TASK MATERIAL:

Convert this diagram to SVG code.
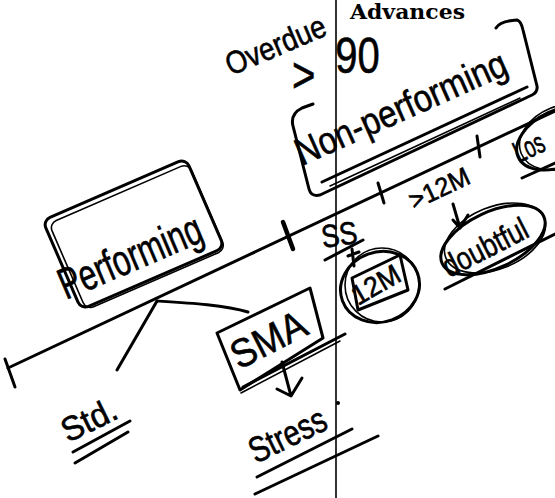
<svg xmlns="http://www.w3.org/2000/svg" width="555" height="498" viewBox="0 0 555 498">
<style>
.s{fill:none;stroke:#000;stroke-width:3;stroke-linecap:round;stroke-linejoin:round}
.t{stroke-width:1.6}
.k{stroke-width:4.5}
.h{font-family:"Liberation Sans","DejaVu Sans",sans-serif;fill:#000;stroke:#000;stroke-width:0.6}
</style>
<rect width="555" height="498" fill="#fff"/>
<g id="divider">
<line x1="336" y1="0" x2="336" y2="498" stroke="#000" stroke-width="1.6"/>
<text x="350" y="19" font-family="DejaVu Serif,Liberation Serif,serif" font-weight="bold" font-size="20" textLength="115" lengthAdjust="spacingAndGlyphs">Advances</text>
</g>
<g id="axis">
<path class="s" d="M8,368 L555,111"/>
<path class="s" d="M5,359 L15,387"/>
<path class="s k" d="M283,222 L293,249"/>
<path class="s" d="M378,183 L384,203" stroke-width="4"/>
<path class="s" d="M477,136 L480,157" stroke-width="4"/>
</g>
<g id="overdue">
<text class="h" transform="translate(231,76) rotate(-23)" font-size="32" textLength="106" lengthAdjust="spacingAndGlyphs">Overdue</text>
<text class="h" transform="translate(292,92) scale(0.8,1)" font-size="50"><tspan x="0" y="0">&gt;</tspan><tspan x="54" y="-19">90</tspan></text>
</g>
<g id="performing">
<rect class="s" x="-78" y="-48.5" width="156" height="97" rx="8" transform="translate(133.5,234) rotate(-23.4)"/>
<rect class="s t" x="-75" y="-46" width="152" height="94" rx="8" transform="translate(136,236) rotate(-23.4)"/>
<text class="h" transform="translate(66,300) rotate(-23)" font-size="44" textLength="152" lengthAdjust="spacingAndGlyphs">Performing</text>
</g>
<g id="non-performing">
<path class="s" d="M496,28 Q500,21 517,20 Q521,21 523,30 L537,86 Q538,92 532,95 L320,195 Q311,197 309,189 L293,126 Q290,114 302,108 L313,104"/>
<path class="s" d="M322,182 L527,87"/>
<path class="s t" d="M330,186 L520,98"/>
<text class="h" transform="translate(302,166) rotate(-24)" font-size="38" textLength="228" lengthAdjust="spacingAndGlyphs">Non-performing</text>
</g>
<g id="ss">
<text class="h" transform="translate(323,248) rotate(-8)" font-size="32" textLength="36" lengthAdjust="spacingAndGlyphs">SS</text>
<path class="s" d="M325,260 L363,240"/>
</g>
<g id="m12">
<ellipse class="s" cx="380" cy="287" rx="40" ry="35" transform="rotate(-20 380 287)"/>
<ellipse class="s t" cx="382" cy="285" rx="37" ry="37"/>
<path class="s" d="M352,278 L400,255 L408,290 L358,310 Z"/>
<text class="h" transform="translate(358,306) rotate(-30)" font-size="28" textLength="52" lengthAdjust="spacingAndGlyphs">12M</text>
</g>
<g id="gt12m">
<text class="h" transform="translate(414,210) rotate(-25)" font-size="26" textLength="64" lengthAdjust="spacingAndGlyphs">&gt;12M</text>
</g>
<g id="doubtful">
<ellipse class="s" cx="493" cy="240" rx="56" ry="28" transform="rotate(-25 493 240)"/>
<ellipse class="s t" cx="495" cy="238" rx="53" ry="31" transform="rotate(-22 495 238)"/>
<text class="h" transform="translate(449,278) rotate(-27)" font-size="32" textLength="92" lengthAdjust="spacingAndGlyphs">doubtful</text>
<path class="s" d="M445,289 L555,234"/>
</g>
<g id="loss">
<ellipse class="s" cx="560" cy="138" rx="46" ry="28" transform="rotate(-25 560 138)"/>
<ellipse class="s t" cx="562" cy="137" rx="44" ry="31" transform="rotate(-22 562 137)"/>
<text class="h" transform="translate(519,163) rotate(-25)" font-size="30" textLength="31" lengthAdjust="spacingAndGlyphs">Los</text>
<path class="s" d="M522,178 L555,163"/>
</g>
<g id="sma">
<path class="s" d="M217,333 L310,288 L323,338 L240,390 Z"/>
<path class="s" d="M243,387 L345,334"/>
<path class="s t" d="M241,393 L340,341"/>
<text class="h" transform="translate(239,370) rotate(-27)" font-size="40" textLength="80" lengthAdjust="spacingAndGlyphs">SMA</text>
</g>
<g id="std">
<text class="h" transform="translate(68,443) rotate(-26)" font-size="34" textLength="58" lengthAdjust="spacingAndGlyphs">Std.</text>
<path class="s" d="M73,452 L130,421"/>
<path class="s" d="M75,463 L128,432"/>
</g>
<g id="stress">
<text class="h" transform="translate(256,464) rotate(-26)" font-size="36" textLength="82" lengthAdjust="spacingAndGlyphs">Stress</text>
<circle cx="338" cy="403" r="2" fill="#000"/>
<path class="s" d="M257,477 L352,429"/>
<path class="s" d="M255,494 L378,436"/>
</g>
<g id="connectors">
<path class="s" d="M157,301 L117,370"/>
<path class="s" d="M157,301 C190,303 225,305 248,312"/>
<path class="s" d="M282,362 L291,396 M277,389 L291,396 L302,378"/>
<path class="s" d="M453,204 L460,228 M453,220 L460,228 L468,215"/>
<path class="s" d="M352,249 L354,266 M348,256 L359,252"/>
</g>
</svg>
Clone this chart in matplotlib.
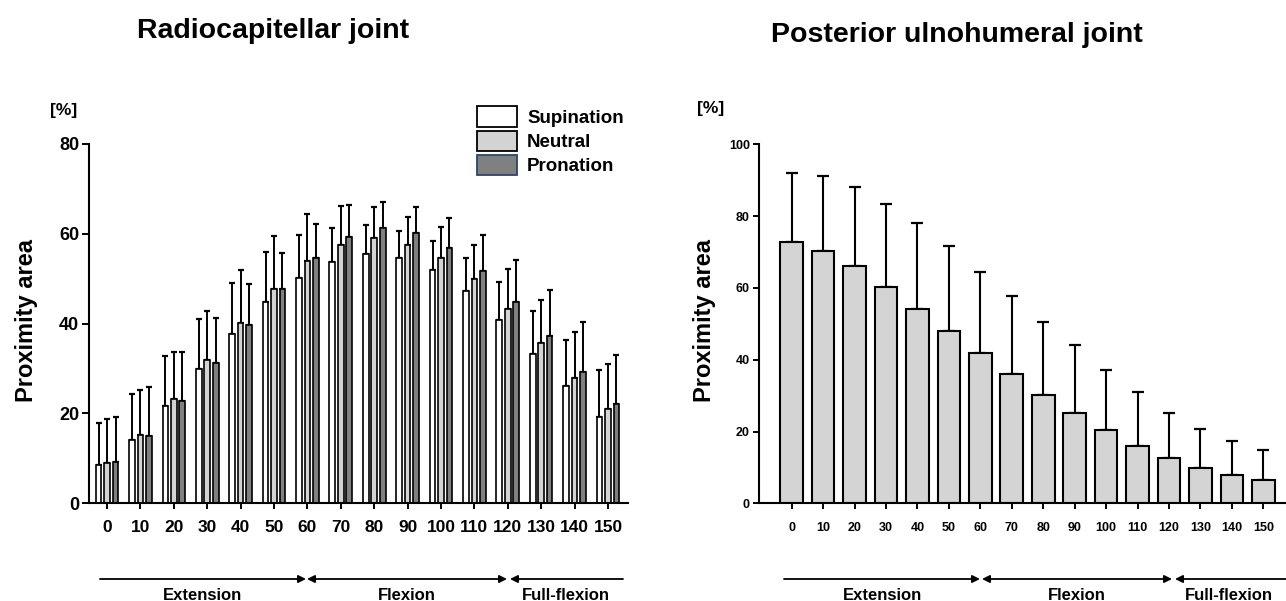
import matplotlib
matplotlib.use("Agg")
import matplotlib.pyplot as plt
from matplotlib.patches import Patch
import numpy as np

plt.rcParams['font.family'] = ['Liberation Sans', 'DejaVu Sans']
plt.rcParams['font.weight'] = 'bold'

# ---------------- data ----------------
angles = [0, 10, 20, 30, 40, 50, 60, 70, 80, 90, 100, 110, 120, 130, 140, 150]
angle_labels = [str(a) for a in angles]

# Radiocapitellar joint (mean, SD)
sup_mean = [8.5, 14.1, 21.6, 29.8, 37.6, 44.7, 50.2, 53.6, 55.4, 54.5, 51.9, 47.2, 40.7, 33.2, 26.1, 19.2]
sup_sd = [9.3, 10.2, 11.1, 11.3, 11.4, 11.2, 9.6, 7.7, 6.5, 6.1, 6.4, 7.4, 8.5, 9.6, 10.2, 10.5]
neu_mean = [8.9, 15.2, 23.2, 31.8, 40.2, 47.7, 53.9, 57.6, 59.0, 57.5, 54.7, 49.9, 43.2, 35.6, 27.9, 20.9]
neu_sd = [9.8, 9.9, 10.4, 11.0, 11.7, 11.8, 10.5, 8.6, 7.0, 6.3, 6.7, 7.7, 8.9, 9.6, 10.3, 10.1]
pro_mean = [9.1, 14.9, 22.8, 31.1, 39.6, 47.6, 54.6, 59.3, 61.2, 60.1, 56.9, 51.8, 44.8, 37.2, 29.3, 22.1]
pro_sd = [10.1, 11.0, 10.8, 10.2, 9.2, 8.2, 7.6, 7.1, 5.9, 5.8, 6.5, 7.9, 9.3, 10.2, 11.0, 10.9]

# Posterior ulnohumeral joint (mean, SD)
pu_mean = [72.7, 70.3, 66.1, 60.3, 54.1, 48.0, 41.8, 36.0, 30.1, 25.1, 20.4, 16.0, 12.5, 9.8, 7.9, 6.4]
pu_sd = [19.3, 20.8, 22.1, 23.1, 24.1, 23.8, 22.6, 21.8, 20.4, 18.9, 16.8, 15.0, 12.7, 11.0, 9.5, 8.4]

series_names = ['Supination', 'Neutral', 'Pronation']
phase_names = ['Extension', 'Flexion', 'Full-flexion']

# ---------------- figure ----------------
W, H = 1286, 601
fig = plt.figure(figsize=(W / 100, H / 100), dpi=100)

ax1 = fig.add_axes([89 / W, 1 - 503 / H, (628 - 89) / W, (503 - 144) / H])
ax2 = fig.add_axes([759 / W, 1 - 503.3 / H, (1286 - 759) / W, (503.3 - 144.3) / H])

idx = np.arange(len(angles))
fills = ['white', '#d3d3d3', '#808080']
edges = ['black', 'black', '#2b4566']
means = [sup_mean, neu_mean, pro_mean]
sds = [sup_sd, neu_sd, pro_sd]
offs = [-0.254, 0.0, 0.254]
bw = 0.17
for m, s, o, fc, ec in zip(means, sds, offs, fills, edges):
    x = idx + o
    ax1.errorbar(x, m, yerr=[np.zeros(len(m)), s], fmt='none', ecolor='black',
                 elinewidth=1.4, capsize=1.9, capthick=1.6, zorder=1)
    ax1.bar(x, m, width=bw, color=fc, edgecolor='black', linewidth=1.2, zorder=2)

ax1.set_ylim(0, 80)
ax1.set_xlim(-0.54, 15.6)
ax1.set_yticks([0, 20, 40, 60, 80])
ax1.set_xticks(idx, angle_labels)
ax1.tick_params(axis='y', labelsize=13, length=5, width=1.4, pad=2)
ax1.tick_params(axis='x', labelsize=12.5, length=4.3, width=1.4, pad=8)

ax2.errorbar(idx, pu_mean, yerr=[np.zeros(len(pu_mean)), pu_sd], fmt='none',
             ecolor='black', elinewidth=1.5, capsize=4.3, capthick=1.6, zorder=1)
ax2.bar(idx, pu_mean, width=0.72, color='#d4d4d4', edgecolor='black', linewidth=1.5, zorder=2)
ax2.set_ylim(0, 100)
ax2.set_xlim(-1.04, 15.72)
ax2.set_yticks([0, 20, 40, 60, 80, 100])
ax2.set_xticks(idx, angle_labels)
ax2.tick_params(axis='y', labelsize=9, length=4.5, width=1.4, pad=2)
ax2.tick_params(axis='x', labelsize=9, length=4.3, width=1.4, pad=9)

for ax in (ax1, ax2):
    for sp in ('top', 'right'):
        ax.spines[sp].set_visible(False)
    for sp in ('left', 'bottom'):
        ax.spines[sp].set_linewidth(1.5)
    for lab in ax.get_xticklabels() + ax.get_yticklabels():
        lab.set_fontweight('bold')

# legend
handles = [Patch(facecolor=fc, edgecolor=ec, linewidth=1.3, label=n)
           for fc, ec, n in zip(fills, edges, series_names)]
fig.legend(handles=handles, loc='upper left', bbox_to_anchor=(468 / W, 1 - 97 / H),
           bbox_transform=fig.transFigure, frameon=False, borderpad=0,
           handlelength=2.1, handleheight=1.3, labelspacing=0.2, handletextpad=0.55,
           prop={'size': 13.5, 'weight': 'bold'})

# titles
fig.text(273 / W, 1 - 38 / H, 'Radiocapitellar joint', ha='center', va='baseline',
         fontsize=20.5, fontweight='bold')
fig.text(957 / W, 1 - 42 / H, 'Posterior ulnohumeral joint', ha='center', va='baseline',
         fontsize=20.5, fontweight='bold')

# units
fig.text(50 / W, 1 - 115 / H, '[%]', ha='left', va='baseline', fontsize=12.5, fontweight='bold')
fig.text(697 / W, 1 - 113 / H, '[%]', ha='left', va='baseline', fontsize=12.5, fontweight='bold')

# y labels
fig.text(27 / W, 1 - 321 / H, 'Proximity area', rotation=90, ha='center', va='center',
         fontsize=17, fontweight='bold')
fig.text(704 / W, 1 - 321 / H, 'Proximity area', rotation=90, ha='center', va='center',
         fontsize=17, fontweight='bold')

# phase arrows
def arrow(x0, x1, style):
    fig.add_artist(matplotlib.patches.FancyArrowPatch(
        (x0 / W, 1 - 579 / H), (x1 / W, 1 - 579 / H), transform=fig.transFigure,
        arrowstyle=style, mutation_scale=11, linewidth=1.3, color='black',
        shrinkA=0, shrinkB=0))

for (x0, x1, st) in [(100, 306, '-|>'), (307, 507, '<|-|>'), (510, 623, '<|-'),
                     (784, 980, '-|>'), (982, 1172, '<|-|>'), (1175, 1286, '<|-')]:
    arrow(x0, x1, st)

for cx, name in zip([203, 407, 566], phase_names):
    fig.text(cx / W, 1 - 588 / H, name, ha='center', va='top', fontsize=12, fontweight='bold')
for cx, name in zip([882, 1077, 1229], phase_names):
    fig.text(cx / W, 1 - 588 / H, name, ha='center', va='top', fontsize=12, fontweight='bold')

fig.savefig('out.png', dpi=100)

TASK PROMPT:
Copy only the lines above from the one containing "Clone this chart in matplotlib." through the one containing "plt.rcParams['font.weight'] = 'bold'", both included. Leave out the pictures.

REPLY TO THE TASK:
Clone this chart in matplotlib.
import matplotlib
matplotlib.use("Agg")
import matplotlib.pyplot as plt
from matplotlib.patches import Patch
import numpy as np

plt.rcParams['font.family'] = ['Liberation Sans', 'DejaVu Sans']
plt.rcParams['font.weight'] = 'bold'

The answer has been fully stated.